Hathaway was a first-class director. In the last days before widescreen enlarged the scale of the western, this black and white, standard ratio film is stirringly photographed. The entire set was built on location, so action moves smoothly from exteriors to interiors without the often obvious shift back to the studio.

There’s also a gritty realism in the costuming and casting of the secondary characters. While the gang leader (Hugh Marlowe) looks and acts perfectly plausible when he passes himself off as a clean-cut local sheriff, the rest of the bunch have all the appeal of stock tank slime. Gap-toothed, rail-thin Jack Elam is the loose cannon in the gang and easily creeps you out long before he makes the inevitable moves on Hayward.

The film's setting will remind you in some ways of Stagecoach (1939). Hayward’s character as an unmarried woman traveling with a child combines into one the two women in John Ford’s film - the prostitute and the flinty officer’s wife, who gives birth to a baby. For a while, when we first meet Hayward, we take her to be an unwed mother (an anomaly in Production Code era Hollywood). Eventually she explains that the child is not hers but her dead sister’s.

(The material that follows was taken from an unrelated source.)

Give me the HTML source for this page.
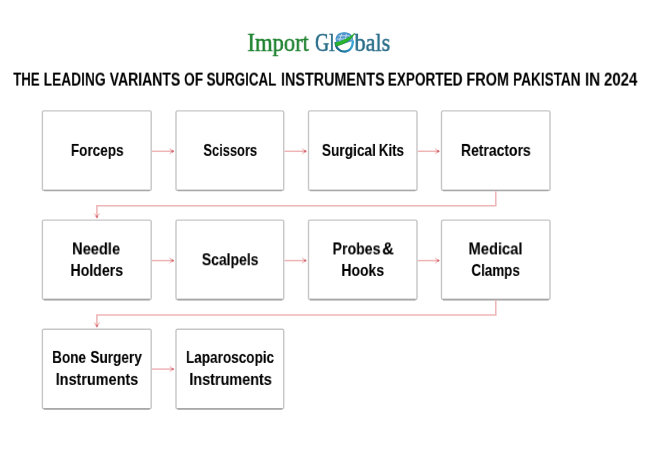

Like Garden of Evil, romance in the film is only a remote possibility. The one big kiss is loaded with irony. The gang leader believes Hayward and Power are married and has them give each other a goodbye kiss at gunpoint. At the end, they are no more than what they were all along, partners in a desperate attempt to survive their ordeal.

History vs. myth. The film brackets its story with a voice-over narration about the overland mail line between San Francisco and St. Louis. The trip takes 25 days and nights, and the fare for passengers is $200, meals included. Using mules instead of horses, we learn, it was called “the Jackass Mail” (a word you wouldn’t expect to get past the Production Code, but there had already been a Wallace Beery Jackass Mail in 1942, with co-star Marjorie Main).

A little research and you’ll find that there was in fact an overland mail line in the years before the Civil War. Pulled by mules, it was known as the Jackass Mail. The fare was $200. Only it took a southern route and ran between San Antonio, Texas, and San Diego, California during 1857-58. Departures were twice monthly.

Travel was a good deal rougher than portrayed in the film. Crossing through Apache and Comanche territory, you were advised to take along firearms and ammo, along with several changes of clothes, coats, and blankets to keep warm. Meals were not exactly included. And there was no coach service between San Diego and Ft. Yuma. You had to cross what is now the Imperial Valley by mule, and the mule seems not to have been included in the fare.

So the historical accuracy is only approximate. But the attempt to give the story a historical context is commendable. While the film takes liberties portraying the relative comfort of transcontinental travel (hardly more than a step down from going by Greyhound), it still looks like adventure for only intrepid souls. So we’ll put the film nearer the middle of the scale – mostly myth but with a persuasive veneer of history.

The DVD is part of a boxed set of restored Fox westerns with The Gunfighter and Garden of Evil. It includes featurettes on Susan Hayward and Lone Pine, California, where Hollywood shot hundreds of movies, mostly westerns, in the rocky, arid terrain (see above) and against the backdrop of the Sierras.

Further reading: 

Picture credits:
1) Power and Hayward at doorway, oldtimeentertainment.com
2) Power and Hayward with suitcase, flickr.com
3) Alabama Hills, where a scene from the film was shot, the-great-silence.blogspot.com

Coming up: Review of The Gunfighter and a look at rodeo movies

5 comments:

  1. Haven't seen this one, though I much enjoyed the Rawhide series, of course. I even remember the theme song to the TV show.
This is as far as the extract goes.